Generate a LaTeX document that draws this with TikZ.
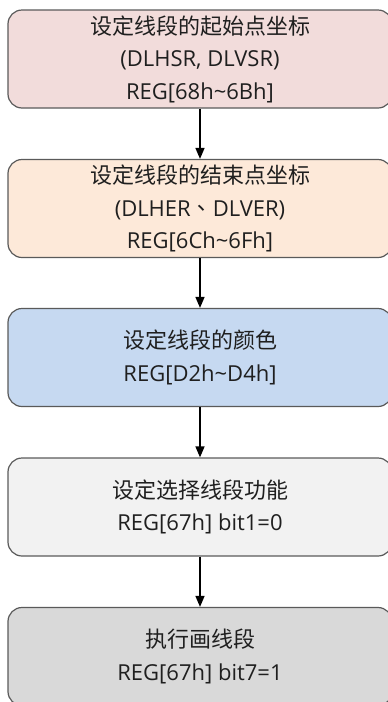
...
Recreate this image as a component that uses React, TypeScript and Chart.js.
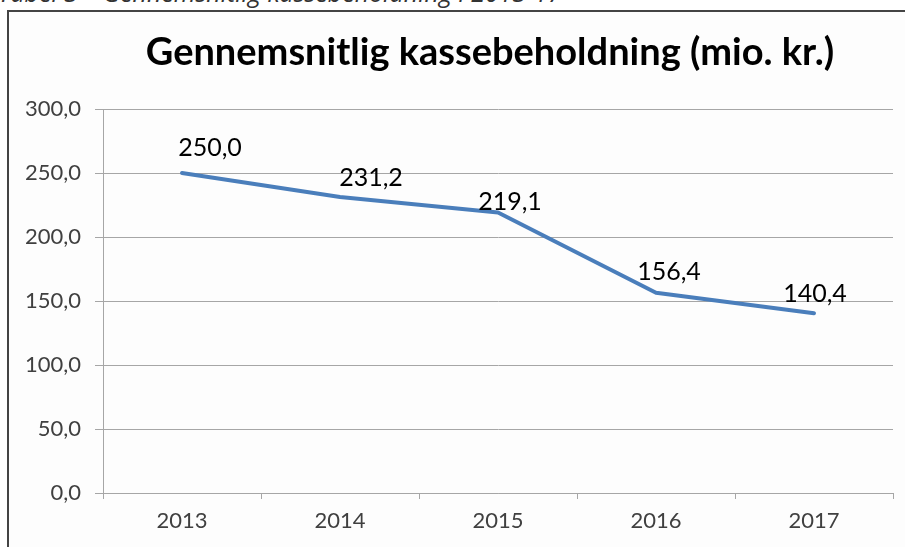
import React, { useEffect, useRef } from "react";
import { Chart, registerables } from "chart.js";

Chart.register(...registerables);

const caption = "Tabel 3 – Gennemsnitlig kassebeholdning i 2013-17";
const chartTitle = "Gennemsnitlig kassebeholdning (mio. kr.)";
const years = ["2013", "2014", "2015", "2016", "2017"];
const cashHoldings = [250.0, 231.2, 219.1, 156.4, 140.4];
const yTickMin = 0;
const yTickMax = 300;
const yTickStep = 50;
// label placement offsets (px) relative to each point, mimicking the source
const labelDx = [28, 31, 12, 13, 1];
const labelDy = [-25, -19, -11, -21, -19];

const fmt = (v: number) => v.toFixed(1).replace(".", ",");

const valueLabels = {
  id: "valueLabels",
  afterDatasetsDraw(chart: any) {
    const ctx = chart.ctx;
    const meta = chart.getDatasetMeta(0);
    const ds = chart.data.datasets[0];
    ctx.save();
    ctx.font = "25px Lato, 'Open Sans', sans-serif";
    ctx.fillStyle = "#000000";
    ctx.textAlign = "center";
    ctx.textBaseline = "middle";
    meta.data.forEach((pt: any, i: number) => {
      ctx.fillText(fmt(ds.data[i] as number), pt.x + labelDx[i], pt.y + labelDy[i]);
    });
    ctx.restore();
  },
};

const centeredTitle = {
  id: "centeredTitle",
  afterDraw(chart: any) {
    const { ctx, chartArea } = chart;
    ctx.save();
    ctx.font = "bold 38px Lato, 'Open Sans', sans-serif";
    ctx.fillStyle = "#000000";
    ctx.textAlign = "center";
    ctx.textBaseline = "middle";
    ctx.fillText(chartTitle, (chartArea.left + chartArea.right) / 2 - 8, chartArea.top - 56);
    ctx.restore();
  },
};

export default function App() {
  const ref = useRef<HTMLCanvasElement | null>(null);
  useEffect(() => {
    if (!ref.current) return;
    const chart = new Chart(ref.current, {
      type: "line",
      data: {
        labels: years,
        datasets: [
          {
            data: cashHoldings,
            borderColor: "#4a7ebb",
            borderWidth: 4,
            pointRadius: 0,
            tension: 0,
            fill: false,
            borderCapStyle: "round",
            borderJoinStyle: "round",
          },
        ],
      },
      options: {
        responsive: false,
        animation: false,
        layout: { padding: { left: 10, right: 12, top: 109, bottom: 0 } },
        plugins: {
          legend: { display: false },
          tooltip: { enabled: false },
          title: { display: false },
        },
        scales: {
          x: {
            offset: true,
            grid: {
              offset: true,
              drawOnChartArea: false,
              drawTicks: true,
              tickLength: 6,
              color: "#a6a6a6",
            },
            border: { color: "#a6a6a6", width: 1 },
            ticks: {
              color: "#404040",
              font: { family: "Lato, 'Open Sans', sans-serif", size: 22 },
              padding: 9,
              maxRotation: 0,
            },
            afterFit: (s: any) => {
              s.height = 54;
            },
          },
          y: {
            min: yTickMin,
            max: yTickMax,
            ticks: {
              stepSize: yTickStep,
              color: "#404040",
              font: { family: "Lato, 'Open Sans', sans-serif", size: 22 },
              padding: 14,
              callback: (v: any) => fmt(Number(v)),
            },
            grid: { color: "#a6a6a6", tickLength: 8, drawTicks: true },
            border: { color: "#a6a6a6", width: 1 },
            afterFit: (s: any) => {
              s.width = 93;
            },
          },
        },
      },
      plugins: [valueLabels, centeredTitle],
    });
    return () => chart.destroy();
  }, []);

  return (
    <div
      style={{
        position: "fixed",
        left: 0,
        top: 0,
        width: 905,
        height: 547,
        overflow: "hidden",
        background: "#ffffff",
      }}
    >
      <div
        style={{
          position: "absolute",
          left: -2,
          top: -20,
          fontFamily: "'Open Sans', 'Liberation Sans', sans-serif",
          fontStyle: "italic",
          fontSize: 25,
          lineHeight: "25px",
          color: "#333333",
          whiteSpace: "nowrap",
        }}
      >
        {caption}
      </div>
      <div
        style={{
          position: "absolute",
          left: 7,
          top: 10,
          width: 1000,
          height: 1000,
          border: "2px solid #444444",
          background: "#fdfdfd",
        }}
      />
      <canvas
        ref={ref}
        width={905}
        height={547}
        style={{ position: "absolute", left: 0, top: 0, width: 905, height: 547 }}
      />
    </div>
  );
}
...
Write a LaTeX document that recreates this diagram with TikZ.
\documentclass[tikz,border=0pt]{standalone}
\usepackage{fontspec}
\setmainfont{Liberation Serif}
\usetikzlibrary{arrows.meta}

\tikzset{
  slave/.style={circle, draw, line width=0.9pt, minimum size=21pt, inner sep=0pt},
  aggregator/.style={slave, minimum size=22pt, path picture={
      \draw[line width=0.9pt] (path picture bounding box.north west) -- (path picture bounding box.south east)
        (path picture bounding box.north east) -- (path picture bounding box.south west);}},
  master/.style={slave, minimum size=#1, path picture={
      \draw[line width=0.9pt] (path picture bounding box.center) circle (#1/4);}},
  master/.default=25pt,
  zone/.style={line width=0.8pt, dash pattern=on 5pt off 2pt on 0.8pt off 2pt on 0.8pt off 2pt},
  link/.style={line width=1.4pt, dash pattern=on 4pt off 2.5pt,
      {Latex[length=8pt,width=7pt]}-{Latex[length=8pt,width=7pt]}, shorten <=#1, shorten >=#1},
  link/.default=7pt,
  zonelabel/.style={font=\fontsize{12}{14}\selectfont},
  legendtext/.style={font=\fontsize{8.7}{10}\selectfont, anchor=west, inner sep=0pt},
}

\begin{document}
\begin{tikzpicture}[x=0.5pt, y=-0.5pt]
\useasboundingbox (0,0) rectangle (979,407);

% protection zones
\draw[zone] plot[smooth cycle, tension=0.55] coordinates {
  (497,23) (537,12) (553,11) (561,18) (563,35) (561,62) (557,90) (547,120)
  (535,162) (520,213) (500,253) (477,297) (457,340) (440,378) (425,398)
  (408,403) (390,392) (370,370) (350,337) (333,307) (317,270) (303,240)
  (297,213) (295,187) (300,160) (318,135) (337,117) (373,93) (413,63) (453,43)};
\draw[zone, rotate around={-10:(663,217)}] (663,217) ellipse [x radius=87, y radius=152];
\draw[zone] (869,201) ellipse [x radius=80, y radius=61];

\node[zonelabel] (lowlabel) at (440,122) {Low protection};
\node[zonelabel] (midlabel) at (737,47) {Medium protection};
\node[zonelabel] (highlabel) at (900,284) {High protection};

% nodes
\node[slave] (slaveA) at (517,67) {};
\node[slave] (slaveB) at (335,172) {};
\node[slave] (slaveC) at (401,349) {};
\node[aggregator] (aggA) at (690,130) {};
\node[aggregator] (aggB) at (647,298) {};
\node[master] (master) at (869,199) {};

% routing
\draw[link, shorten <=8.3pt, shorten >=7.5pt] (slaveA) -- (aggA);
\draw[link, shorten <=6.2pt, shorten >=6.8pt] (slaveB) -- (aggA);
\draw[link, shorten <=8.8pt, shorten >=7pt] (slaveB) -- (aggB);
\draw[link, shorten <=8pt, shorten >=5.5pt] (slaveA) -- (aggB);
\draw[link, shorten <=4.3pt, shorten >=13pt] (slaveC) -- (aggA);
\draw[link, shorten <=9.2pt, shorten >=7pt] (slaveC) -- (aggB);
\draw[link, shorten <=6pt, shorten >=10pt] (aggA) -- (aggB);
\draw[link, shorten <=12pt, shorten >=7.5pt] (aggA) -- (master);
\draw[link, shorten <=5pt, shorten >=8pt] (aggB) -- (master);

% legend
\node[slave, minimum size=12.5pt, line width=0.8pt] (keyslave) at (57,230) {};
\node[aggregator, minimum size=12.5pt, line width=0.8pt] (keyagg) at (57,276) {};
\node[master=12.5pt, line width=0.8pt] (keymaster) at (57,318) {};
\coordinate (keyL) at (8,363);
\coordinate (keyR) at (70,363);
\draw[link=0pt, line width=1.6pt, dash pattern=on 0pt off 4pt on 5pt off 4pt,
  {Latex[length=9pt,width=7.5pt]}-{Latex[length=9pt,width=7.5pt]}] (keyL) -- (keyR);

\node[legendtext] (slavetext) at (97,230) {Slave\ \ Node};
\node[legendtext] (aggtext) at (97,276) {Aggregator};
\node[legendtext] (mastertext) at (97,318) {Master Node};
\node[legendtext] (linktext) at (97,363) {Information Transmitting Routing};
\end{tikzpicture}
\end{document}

What to work on: Identify and copy all lines with the word "that".

In response:
Generate a LaTeX document that draws this with TikZ.
Recreate this image as a component that uses React, TypeScript and Chart.js.
Write a LaTeX document that recreates this diagram with TikZ.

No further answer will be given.